By Briony, 63. Adelaide, SA
If you were to position my brother Jerome on the autism spectrum, he would be in the mesosphere! Now, before you judge me on the title of this piece, my family are proud of Jerome’s weirdness. There was nothing bland or mediocre about him and the rest of us are pretty weird as well.
Jerome was born on the 3rd of March 1957. Autism was a very newly recognised condition, certainly not well known and as understood as thankfully it is today. I was born fifteen months later and, as such, never knew life without my quirky brother. Jerome was an absurdly beautiful child. Dark long lashes, blonde hair, great bone structure and unblemished skin. Unlike myself with light eyebrows, freckled skin and hair that took some time to grow.

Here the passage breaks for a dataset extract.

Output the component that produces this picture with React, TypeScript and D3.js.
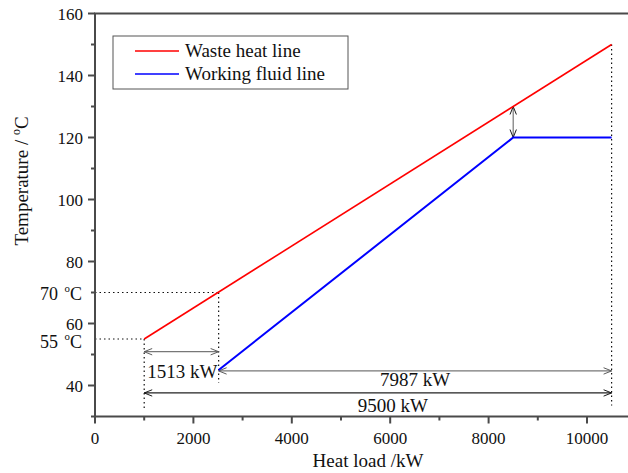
import React from "react"
import * as d3 from "d3"

// heat load (kW) / temperature (°C)
const wasteHeatX = [1000, 10500]
const wasteHeatY = [55, 150]
const fluidX = [2513, 8500, 10500]
const fluidY = [45, 120, 120]
const pinchX = 8500
const pinchY = [120, 130]
const xMajor = [0, 2000, 4000, 6000, 8000, 10000]
const xMinor = [1000, 3000, 5000, 7000, 9000]
const yMajor = [40, 60, 80, 100, 120, 140, 160]
const yMinor = [30, 50, 70, 90, 110, 130, 150]
const legendLabels = ["Waste heat line", "Working fluid line"]
const legendColors = ["#ff0000", "#0000ff"]

const width = 628
const height = 473
const margin = {top: 13.5, right: 0, bottom: 56.5, left: 95}
const font = "'Liberation Serif', 'Times New Roman', serif"

const App = () => {
    const x = d3.scaleLinear()
        .domain([0, 10000])
        .range([margin.left, margin.left + 492])
    const y = d3.scaleLinear()
        .domain([30, 160])
        .range([height - margin.bottom, margin.top])

    const line = d3.line<[number, number]>()
        .x(d => x(d[0]))
        .y(d => y(d[1]))

    const wastePts = wasteHeatX.map((v, i) => [v, wasteHeatY[i]] as [number, number])
    const fluidPts = fluidX.map((v, i) => [v, fluidY[i]] as [number, number])

    const x0 = margin.left
    const yBottom = y(30)
    const axisColor = "#4a4a4a"

    const deg = (label: string, px: number, py: number, size = 18) => (
        <text x={px} y={py} fontSize={size} textAnchor="end" fontFamily={font} fill="#111">
            {label}
            <tspan dx={2} dy={-8} fontSize={size * 0.6}>o</tspan>
            <tspan dy={8}>C</tspan>
        </text>
    )

    return (
        <svg width={width} height={height} style={{position: "absolute", left: 0, top: 0, background: "#fff"}}>
            <defs>
                <marker id="ag" viewBox="0 0 10 10" refX="10" refY="5" markerWidth="10" markerHeight="8"
                        markerUnits="userSpaceOnUse" orient="auto-start-reverse">
                    <path d="M0,1 L10,5 L0,9" fill="none" stroke="#555" strokeWidth={1.2}/>
                </marker>
                <marker id="ak" viewBox="0 0 10 10" refX="10" refY="5" markerWidth="10" markerHeight="8"
                        markerUnits="userSpaceOnUse" orient="auto-start-reverse">
                    <path d="M0,1 L10,5 L0,9" fill="none" stroke="#111" strokeWidth={1.2}/>
                </marker>
            </defs>

            {/* dotted guide lines */}
            <g stroke="#111" strokeWidth={1.2} strokeDasharray="1.5,3" fill="none">
                <line x1={x0} x2={x(1000)} y1={y(55)} y2={y(55)}/>
                <line x1={x0} x2={x(2513)} y1={y(70)} y2={y(70)}/>
                <line x1={x(1000)} x2={x(1000)} y1={y(55)} y2={yBottom - 6}/>
                <line x1={x(2513)} x2={x(2513)} y1={y(70)} y2={y(40.8)}/>
                <line x1={x(10500)} x2={x(10500)} y1={y(150)} y2={yBottom - 11}/>
            </g>

            {/* dimension arrows */}
            <line x1={x(1000)} x2={x(2513)} y1={y(50.9)} y2={y(50.9)} stroke="#777" strokeWidth={1.2}
                  markerStart="url(#ag)" markerEnd="url(#ag)"/>
            <line x1={x(2513)} x2={x(10500)} y1={y(44.7)} y2={y(44.7)} stroke="#777" strokeWidth={1.2}
                  markerStart="url(#ag)" markerEnd="url(#ag)"/>
            <line x1={x(1000)} x2={x(10500)} y1={y(37.6)} y2={y(37.6)} stroke="#222" strokeWidth={1.2}
                  markerStart="url(#ak)" markerEnd="url(#ak)"/>
            <line x1={x(pinchX)} x2={x(pinchX)} y1={y(pinchY[0])} y2={y(pinchY[1])} stroke="#777" strokeWidth={1.2}
                  markerStart="url(#ak)" markerEnd="url(#ak)"/>

            <g fontFamily={font} fontSize={19} fill="#111">
                <text x={x(1000) + 3} y={378}>1513 kW</text>
                <text x={(x(2513) + x(10500)) / 2} y={386} textAnchor="middle">7987 kW</text>
                <text x={(x(1000) + x(10500)) / 2 + 15} y={412} textAnchor="middle">9500 kW</text>
            </g>

            {/* data lines */}
            <path d={line(wastePts) ?? ""} fill="none" stroke={legendColors[0]} strokeWidth={1.6}/>
            <path d={line(fluidPts) ?? ""} fill="none" stroke={legendColors[1]} strokeWidth={2}/>

            {/* axes */}
            <g stroke={axisColor} strokeWidth={2}>
                <line x1={x0} x2={x0} y1={margin.top} y2={yBottom}/>
                <line x1={x0 - 1} x2={width} y1={yBottom} y2={yBottom}/>
                <line x1={x0 - 1} x2={width} y1={margin.top} y2={margin.top}/>
                {yMajor.map(v => <line key={"ym" + v} x1={x0 - 7} x2={x0} y1={y(v)} y2={y(v)}/>)}
                {yMinor.map(v => <line key={"yn" + v} x1={x0 - 4} x2={x0} y1={y(v)} y2={y(v)}/>)}
                {xMajor.map(v => <line key={"xm" + v} x1={x(v)} x2={x(v)} y1={yBottom} y2={yBottom + 7}/>)}
                {xMinor.map(v => <line key={"xn" + v} x1={x(v)} x2={x(v)} y1={yBottom} y2={yBottom + 4}/>)}
            </g>

            <g fontFamily={font} fontSize={17} fill="#111">
                {yMajor.map(v => (
                    <text key={v} x={x0 - 12} y={y(v) + 6} textAnchor="end">{v}</text>
                ))}
                {xMajor.map(v => (
                    <text key={v} x={x(v)} y={yBottom + 27} textAnchor="middle">{v}</text>
                ))}
            </g>

            {deg("70 ", x0 - 13, y(70) + 7)}
            {deg("55 ", x0 - 13, y(55) + 9)}

            <text x={368} y={467} textAnchor="middle" fontFamily={font} fontSize={19}
                  fill="#111">Heat load /kW</text>
            <g transform={`translate(28, 181) rotate(-90)`}>
                <text x={0} y={0} textAnchor="middle" fontFamily={font} fontSize={19} fill="#111">
                    Temperature / <tspan dy={-8} fontSize={12}>o</tspan><tspan dy={8}>C</tspan>
                </text>
            </g>

            {/* legend */}
            <rect x={113} y={36} width={235} height={53} fill="#fff" stroke="#555" strokeWidth={1}/>
            {legendLabels.map((lab, i) => (
                <g key={lab}>
                    <line x1={135} x2={179} y1={51 + i * 23} y2={51 + i * 23} stroke={legendColors[i]}
                          strokeWidth={1.6}/>
                    <text x={185} y={57 + i * 23} fontFamily={font} fontSize={19} fill="#111">{lab}</text>
                </g>
            ))}
        </svg>
    )
}

export default App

It was only because I developed at an average rate that my mum started to notice traits in Jerome that were not typical. Jerome made repetitive sounds with no recognisable speech. Jerome wasn’t cuddly and avoided contact. My parents took Jerome to Adelaide Children’s Hospital, where he was diagnosed as autistic at the age of three by a very astute Dr Dibden. In the early days, many people mixed up autism with being artistic, as mum was an artist and therefore, Jerome must be artistic.
What he lacked in communication skills he more than made up for in coordination. Once he started moving, he could climb and take off at the speed of lightning and some of my earliest memories are having to keep an eye on him so he wouldn’t run away. A few times when he managed to get away, he was brought home in a police car licking an ice cream. Mum had to discourage the police from this practice as it only encouraged his escapes. One of my earliest memories is of him on a swing doing a full 360-degrees. Those were the good old days when play equipment was lethal. Strangely enough, the time he really hurt himself most was when he broke his hip jumping on the bed.
When I was four, my other weirdo brother Matthew came on the scene. Jerome had very unusual sleep patterns, sleeping very little and roaming around the house at night. Our house was secured with heavy locks. Mum, thinking that it would give me better sleep, put me in with my new baby brother. What a disaster! Matthew, as babies do, woke up crying for feeds. I soon requested to be returned to Jerome’s room. He was much quieter and didn’t turn on the lights, and I got a much better sleep.
As families do, we looked for a cure for Jerome. This took us to Melbourne and London. My dad got a job for two years at Australia House London. We lived in London from 1967 to 1968. The weather in London was dismal and for Jerome, who loved being outdoors, a nightmare. He really suffered and became very unwell. I clearly remember mum crying listening to the hit song “The Green, Green Grass of Home” by Tom Jones. My nana encouraged my parents to send Jerome back to Adelaide to live at Minda Home, where they could visit regularly, as they lived on Jetty Road Brighton. In those days, a child could fly accompanied by a stewardess. I imagine that would have been a very challenging experience for her!
My nana was right. Jerome had found a place where he belonged in Minda Home. So really, there is no place like home! Both Jerome and myself were Adelaide-born, and poor Matthew has had to carry the stigma of being a Victorian.
Living in London was a very enriching time for me and I have many vivid memories of my time there, even though Jerome had to return home a year earlier. I was able to see The Sound of Music when it first came out, and my love for this film lives on to this present day. But that’s a whole other story.
Just as we returned to Adelaide, Jerome broke his hip and was sent to Estcourt House Tennyson, a children’s convalesce home at the time. He would tear around the place on his stomach on a contraption that looked like a wide skateboard. He was a danger to all in his path. Strangely enough, one of my dad’s grand plans was actually a blessing. Dad had, on advice, bought a Mark 10 Jag over from England thinking he would make a bundle. This car was very wide so Jerome was able to lie in the back seat with his full hip cast. This was 1969, so no seat belts required. Dad lost money when he sold the Jag but it served its purpose and I loved being seen in it.
As Jerome entered his teenage years, he developed epilepsy — another challenge for him, as he must have been terrified with no understanding of what was happening to him. At this time, I started dating and thought, who would want to be part of our weirdo family? Luckily, I met my wonderful husband who always considered Jerome the sanest member of the family. Greg believed Jerome did what he wanted, when he wanted, didn’t work, lived by the beach and had everyone running around after him — himself included. On Jerome’s weekend visits, Greg would rush to make him coffee and peanut butter on toast. They had a mutual admiration for each other. When my husband died in 2014, one of Jerome’s carers heard him crying one night — something that happened after our dad died as well. It was with great sadness that only six months after Greg’s death, Jerome died suddenly.
Jerome made me who I am today. I am stronger, kinder, resilient and compassionate. I am a better person because Jerome was my brother.